* Work to complete *
Find each line with the word "that" and say how many there are, nothing else.

* Materials provided *
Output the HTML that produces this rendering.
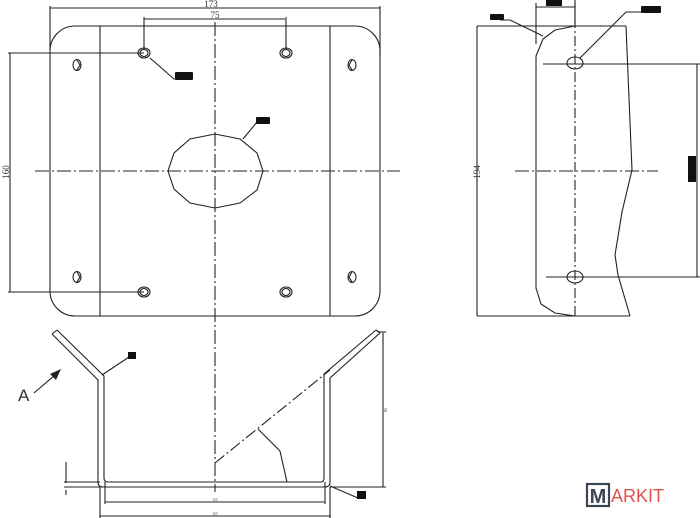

---

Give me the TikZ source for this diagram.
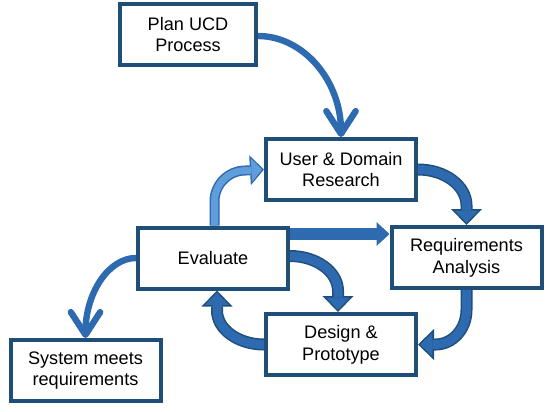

---

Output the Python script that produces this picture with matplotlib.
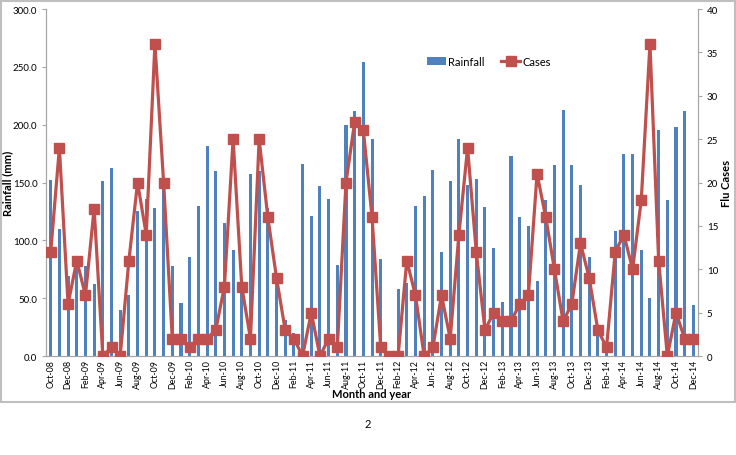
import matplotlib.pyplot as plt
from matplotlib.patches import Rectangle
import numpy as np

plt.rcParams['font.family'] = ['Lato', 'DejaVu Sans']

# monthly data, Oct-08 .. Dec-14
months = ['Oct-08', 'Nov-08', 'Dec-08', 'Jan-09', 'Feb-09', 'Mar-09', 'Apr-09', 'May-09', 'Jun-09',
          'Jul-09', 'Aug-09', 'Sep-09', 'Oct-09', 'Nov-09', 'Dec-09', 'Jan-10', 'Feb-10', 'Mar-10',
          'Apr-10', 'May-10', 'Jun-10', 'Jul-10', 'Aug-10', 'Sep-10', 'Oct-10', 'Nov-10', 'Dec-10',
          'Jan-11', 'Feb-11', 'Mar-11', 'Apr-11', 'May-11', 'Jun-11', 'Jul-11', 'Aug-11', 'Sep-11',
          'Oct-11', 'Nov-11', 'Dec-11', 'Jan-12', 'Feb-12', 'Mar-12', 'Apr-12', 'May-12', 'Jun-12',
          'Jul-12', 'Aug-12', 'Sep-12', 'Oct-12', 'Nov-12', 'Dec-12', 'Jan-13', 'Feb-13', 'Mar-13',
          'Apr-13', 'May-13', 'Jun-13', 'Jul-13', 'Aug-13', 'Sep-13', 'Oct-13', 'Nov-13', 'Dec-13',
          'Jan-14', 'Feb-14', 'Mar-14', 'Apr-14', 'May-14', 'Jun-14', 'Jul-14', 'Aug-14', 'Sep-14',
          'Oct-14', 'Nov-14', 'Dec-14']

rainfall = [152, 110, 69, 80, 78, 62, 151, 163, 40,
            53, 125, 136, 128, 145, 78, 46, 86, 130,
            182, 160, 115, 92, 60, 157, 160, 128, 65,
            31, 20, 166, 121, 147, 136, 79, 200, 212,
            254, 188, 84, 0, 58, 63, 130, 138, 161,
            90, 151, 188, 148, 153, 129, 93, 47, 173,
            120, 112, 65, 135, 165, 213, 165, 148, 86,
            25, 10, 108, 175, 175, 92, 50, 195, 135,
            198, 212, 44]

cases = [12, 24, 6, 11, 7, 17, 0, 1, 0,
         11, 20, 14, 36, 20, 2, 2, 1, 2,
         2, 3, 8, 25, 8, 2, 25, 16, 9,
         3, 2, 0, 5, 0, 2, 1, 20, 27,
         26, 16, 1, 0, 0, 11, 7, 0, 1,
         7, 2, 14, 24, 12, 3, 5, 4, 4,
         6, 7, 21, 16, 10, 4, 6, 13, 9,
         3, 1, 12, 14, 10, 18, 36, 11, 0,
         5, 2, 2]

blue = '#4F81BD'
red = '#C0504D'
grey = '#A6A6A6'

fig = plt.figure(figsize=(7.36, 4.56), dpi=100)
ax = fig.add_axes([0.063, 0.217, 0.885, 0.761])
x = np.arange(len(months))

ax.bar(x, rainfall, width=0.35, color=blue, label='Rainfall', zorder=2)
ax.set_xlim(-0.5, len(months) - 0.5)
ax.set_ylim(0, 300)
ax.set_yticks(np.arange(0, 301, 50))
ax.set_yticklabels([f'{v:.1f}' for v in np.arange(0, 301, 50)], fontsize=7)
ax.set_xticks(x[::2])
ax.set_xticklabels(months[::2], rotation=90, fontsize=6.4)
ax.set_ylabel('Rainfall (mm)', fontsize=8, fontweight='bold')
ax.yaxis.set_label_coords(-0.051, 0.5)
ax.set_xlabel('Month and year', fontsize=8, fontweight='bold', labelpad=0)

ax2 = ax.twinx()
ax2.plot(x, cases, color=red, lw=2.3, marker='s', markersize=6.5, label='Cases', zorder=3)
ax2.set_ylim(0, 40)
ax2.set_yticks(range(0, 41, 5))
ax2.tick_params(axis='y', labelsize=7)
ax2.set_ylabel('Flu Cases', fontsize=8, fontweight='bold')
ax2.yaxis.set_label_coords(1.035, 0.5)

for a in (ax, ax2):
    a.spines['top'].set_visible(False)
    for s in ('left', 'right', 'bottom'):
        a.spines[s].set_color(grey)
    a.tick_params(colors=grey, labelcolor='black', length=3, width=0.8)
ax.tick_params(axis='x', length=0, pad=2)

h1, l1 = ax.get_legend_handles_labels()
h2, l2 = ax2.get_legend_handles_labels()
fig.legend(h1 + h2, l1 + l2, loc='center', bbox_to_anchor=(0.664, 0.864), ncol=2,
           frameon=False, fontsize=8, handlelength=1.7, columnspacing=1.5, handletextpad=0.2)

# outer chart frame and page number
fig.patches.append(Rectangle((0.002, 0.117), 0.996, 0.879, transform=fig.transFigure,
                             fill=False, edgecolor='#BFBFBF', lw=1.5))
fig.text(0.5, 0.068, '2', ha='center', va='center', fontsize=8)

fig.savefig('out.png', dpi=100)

* Result of this task *
2